::: GIVEN INFORMATION

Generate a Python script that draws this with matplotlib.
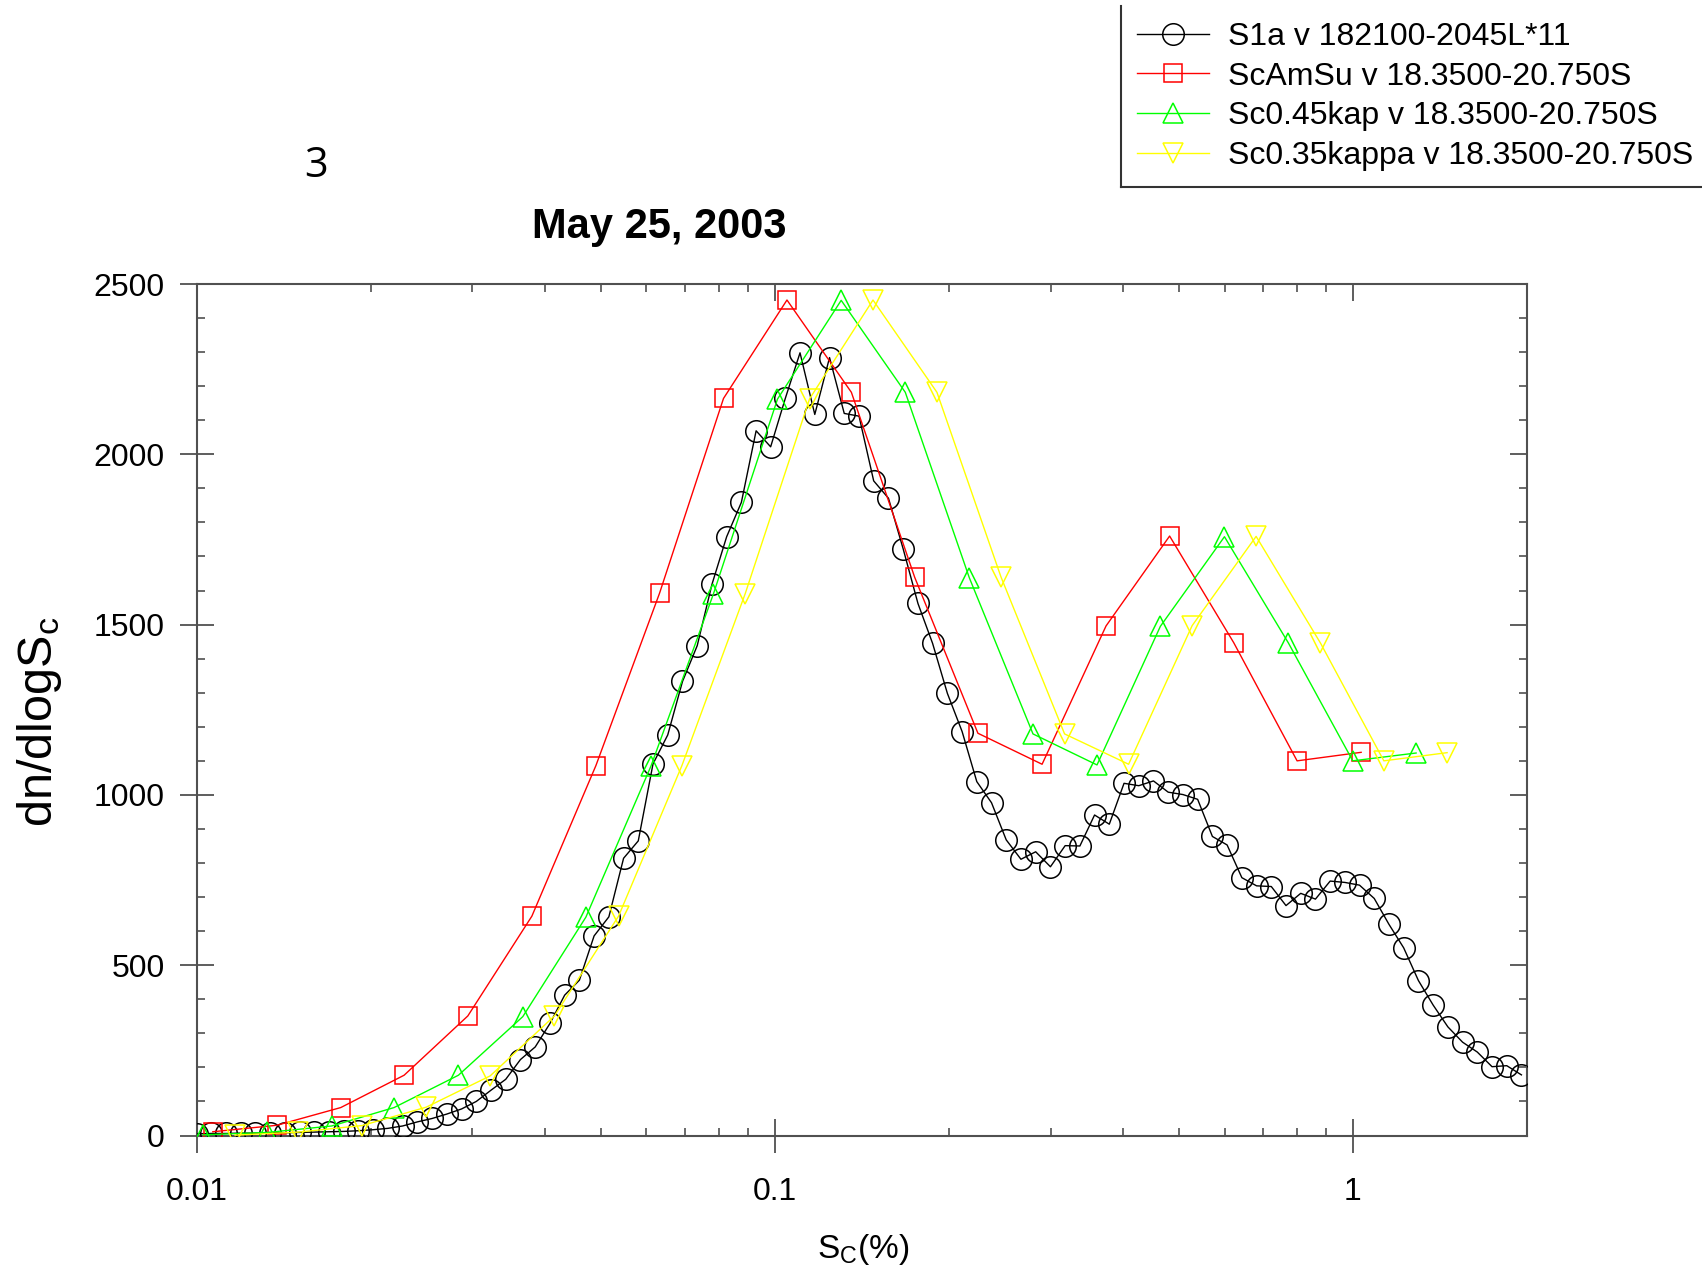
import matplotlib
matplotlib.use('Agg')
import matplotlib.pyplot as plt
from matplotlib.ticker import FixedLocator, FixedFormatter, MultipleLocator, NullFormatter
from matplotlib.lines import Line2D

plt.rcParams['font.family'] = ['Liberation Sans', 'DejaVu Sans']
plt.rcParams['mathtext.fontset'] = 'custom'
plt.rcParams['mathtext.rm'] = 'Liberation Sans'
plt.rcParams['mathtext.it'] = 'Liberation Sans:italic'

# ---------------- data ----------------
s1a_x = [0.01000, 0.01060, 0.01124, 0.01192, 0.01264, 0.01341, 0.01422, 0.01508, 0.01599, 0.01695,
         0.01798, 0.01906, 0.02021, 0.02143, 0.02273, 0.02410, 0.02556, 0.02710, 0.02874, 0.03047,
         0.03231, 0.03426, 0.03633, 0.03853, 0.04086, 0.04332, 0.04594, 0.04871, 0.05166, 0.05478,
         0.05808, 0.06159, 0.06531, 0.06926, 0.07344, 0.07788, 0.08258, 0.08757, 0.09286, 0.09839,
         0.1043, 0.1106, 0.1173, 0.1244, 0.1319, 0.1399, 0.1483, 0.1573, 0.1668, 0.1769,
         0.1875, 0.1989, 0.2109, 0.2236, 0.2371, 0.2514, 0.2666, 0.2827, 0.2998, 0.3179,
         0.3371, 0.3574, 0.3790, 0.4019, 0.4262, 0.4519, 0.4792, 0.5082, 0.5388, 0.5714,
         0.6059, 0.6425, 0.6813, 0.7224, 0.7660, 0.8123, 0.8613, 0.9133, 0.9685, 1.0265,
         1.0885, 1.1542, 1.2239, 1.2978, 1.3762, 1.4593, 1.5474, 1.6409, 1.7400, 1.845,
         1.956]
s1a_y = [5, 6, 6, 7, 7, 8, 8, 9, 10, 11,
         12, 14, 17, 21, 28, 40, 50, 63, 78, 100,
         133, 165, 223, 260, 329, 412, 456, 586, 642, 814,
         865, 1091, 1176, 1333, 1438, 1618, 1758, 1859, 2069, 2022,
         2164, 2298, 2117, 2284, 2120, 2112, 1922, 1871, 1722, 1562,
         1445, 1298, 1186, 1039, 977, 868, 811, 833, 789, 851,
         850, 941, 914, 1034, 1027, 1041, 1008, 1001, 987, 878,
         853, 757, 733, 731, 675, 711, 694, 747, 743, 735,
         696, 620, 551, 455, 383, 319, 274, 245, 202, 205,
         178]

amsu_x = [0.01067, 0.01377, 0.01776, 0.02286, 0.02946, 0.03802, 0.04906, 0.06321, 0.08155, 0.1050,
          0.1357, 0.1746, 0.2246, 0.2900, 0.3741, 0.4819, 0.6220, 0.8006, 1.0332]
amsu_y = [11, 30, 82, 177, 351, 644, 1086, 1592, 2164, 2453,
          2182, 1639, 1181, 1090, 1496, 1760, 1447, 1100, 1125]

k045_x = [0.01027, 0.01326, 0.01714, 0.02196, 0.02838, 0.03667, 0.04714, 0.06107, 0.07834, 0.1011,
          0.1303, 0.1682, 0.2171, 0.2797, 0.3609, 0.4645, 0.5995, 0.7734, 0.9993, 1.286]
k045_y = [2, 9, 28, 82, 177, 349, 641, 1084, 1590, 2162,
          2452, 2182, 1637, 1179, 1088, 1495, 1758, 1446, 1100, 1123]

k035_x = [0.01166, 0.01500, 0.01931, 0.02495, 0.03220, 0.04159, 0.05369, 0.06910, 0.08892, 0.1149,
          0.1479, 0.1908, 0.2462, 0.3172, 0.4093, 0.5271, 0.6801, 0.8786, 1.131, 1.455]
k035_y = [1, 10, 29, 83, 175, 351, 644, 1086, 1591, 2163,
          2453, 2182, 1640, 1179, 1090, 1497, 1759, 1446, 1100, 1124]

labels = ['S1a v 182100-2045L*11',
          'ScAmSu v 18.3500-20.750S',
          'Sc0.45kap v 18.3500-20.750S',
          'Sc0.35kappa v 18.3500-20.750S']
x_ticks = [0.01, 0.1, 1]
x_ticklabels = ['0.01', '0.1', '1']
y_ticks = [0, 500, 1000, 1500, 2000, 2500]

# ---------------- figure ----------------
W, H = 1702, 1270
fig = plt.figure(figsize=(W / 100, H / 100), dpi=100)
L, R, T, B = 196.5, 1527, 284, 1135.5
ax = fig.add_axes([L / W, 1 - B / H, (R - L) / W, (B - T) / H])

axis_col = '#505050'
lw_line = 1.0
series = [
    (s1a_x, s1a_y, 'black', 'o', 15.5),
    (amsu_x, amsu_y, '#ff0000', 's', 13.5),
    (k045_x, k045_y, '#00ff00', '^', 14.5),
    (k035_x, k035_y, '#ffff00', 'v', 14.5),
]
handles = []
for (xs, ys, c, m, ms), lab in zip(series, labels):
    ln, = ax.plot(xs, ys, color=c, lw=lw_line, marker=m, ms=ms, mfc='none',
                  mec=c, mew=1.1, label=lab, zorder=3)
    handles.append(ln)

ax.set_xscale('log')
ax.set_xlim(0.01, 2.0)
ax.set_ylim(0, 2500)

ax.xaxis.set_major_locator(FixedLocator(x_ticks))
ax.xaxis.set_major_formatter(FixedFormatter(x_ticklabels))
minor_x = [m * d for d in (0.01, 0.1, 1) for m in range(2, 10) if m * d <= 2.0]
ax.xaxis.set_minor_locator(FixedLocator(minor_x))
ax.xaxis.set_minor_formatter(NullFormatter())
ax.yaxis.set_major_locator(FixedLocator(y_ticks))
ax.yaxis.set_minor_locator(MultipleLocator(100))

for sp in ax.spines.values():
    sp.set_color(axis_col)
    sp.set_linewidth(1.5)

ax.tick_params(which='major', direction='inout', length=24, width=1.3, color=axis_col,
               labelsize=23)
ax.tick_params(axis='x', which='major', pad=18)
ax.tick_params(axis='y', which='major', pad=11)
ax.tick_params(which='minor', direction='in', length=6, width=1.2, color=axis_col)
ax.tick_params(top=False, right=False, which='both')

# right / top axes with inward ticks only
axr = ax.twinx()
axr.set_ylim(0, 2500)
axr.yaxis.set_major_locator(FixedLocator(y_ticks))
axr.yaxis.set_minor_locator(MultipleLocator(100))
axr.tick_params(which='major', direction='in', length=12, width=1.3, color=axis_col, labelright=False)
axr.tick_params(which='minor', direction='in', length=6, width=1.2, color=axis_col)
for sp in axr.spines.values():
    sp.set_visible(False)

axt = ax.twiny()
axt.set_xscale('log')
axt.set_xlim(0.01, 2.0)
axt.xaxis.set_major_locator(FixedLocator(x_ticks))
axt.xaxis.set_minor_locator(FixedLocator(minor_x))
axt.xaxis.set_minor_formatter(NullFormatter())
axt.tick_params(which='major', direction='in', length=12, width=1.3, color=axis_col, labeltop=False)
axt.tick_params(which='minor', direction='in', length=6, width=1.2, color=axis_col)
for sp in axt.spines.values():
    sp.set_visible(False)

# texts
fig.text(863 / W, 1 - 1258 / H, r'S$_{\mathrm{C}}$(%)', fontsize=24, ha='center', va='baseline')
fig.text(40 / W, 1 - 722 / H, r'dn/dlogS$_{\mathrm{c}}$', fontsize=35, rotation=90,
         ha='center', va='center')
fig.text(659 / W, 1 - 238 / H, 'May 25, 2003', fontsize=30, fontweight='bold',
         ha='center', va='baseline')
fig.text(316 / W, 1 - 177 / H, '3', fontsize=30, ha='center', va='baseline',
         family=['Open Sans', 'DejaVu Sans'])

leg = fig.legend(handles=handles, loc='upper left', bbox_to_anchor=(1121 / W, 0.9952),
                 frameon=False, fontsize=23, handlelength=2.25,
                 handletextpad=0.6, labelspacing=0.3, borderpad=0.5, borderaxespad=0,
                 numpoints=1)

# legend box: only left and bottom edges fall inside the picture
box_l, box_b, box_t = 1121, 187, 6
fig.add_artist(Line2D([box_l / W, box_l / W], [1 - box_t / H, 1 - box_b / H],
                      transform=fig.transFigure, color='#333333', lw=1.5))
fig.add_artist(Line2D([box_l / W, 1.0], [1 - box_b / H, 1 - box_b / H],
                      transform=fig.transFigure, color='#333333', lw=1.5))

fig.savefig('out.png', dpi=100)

::::::

WHAT YOU NEED TO DO. Give again, word for word, every line from the top of the data above to the line holding "plt.rcParams['mathtext.it'] = 'Liberation", inclusive, with the pictures left out.

RESULT BELOW.
Generate a Python script that draws this with matplotlib.
import matplotlib
matplotlib.use('Agg')
import matplotlib.pyplot as plt
from matplotlib.ticker import FixedLocator, FixedFormatter, MultipleLocator, NullFormatter
from matplotlib.lines import Line2D

plt.rcParams['font.family'] = ['Liberation Sans', 'DejaVu Sans']
plt.rcParams['mathtext.fontset'] = 'custom'
plt.rcParams['mathtext.rm'] = 'Liberation Sans'
plt.rcParams['mathtext.it'] = 'Liberation Sans:italic'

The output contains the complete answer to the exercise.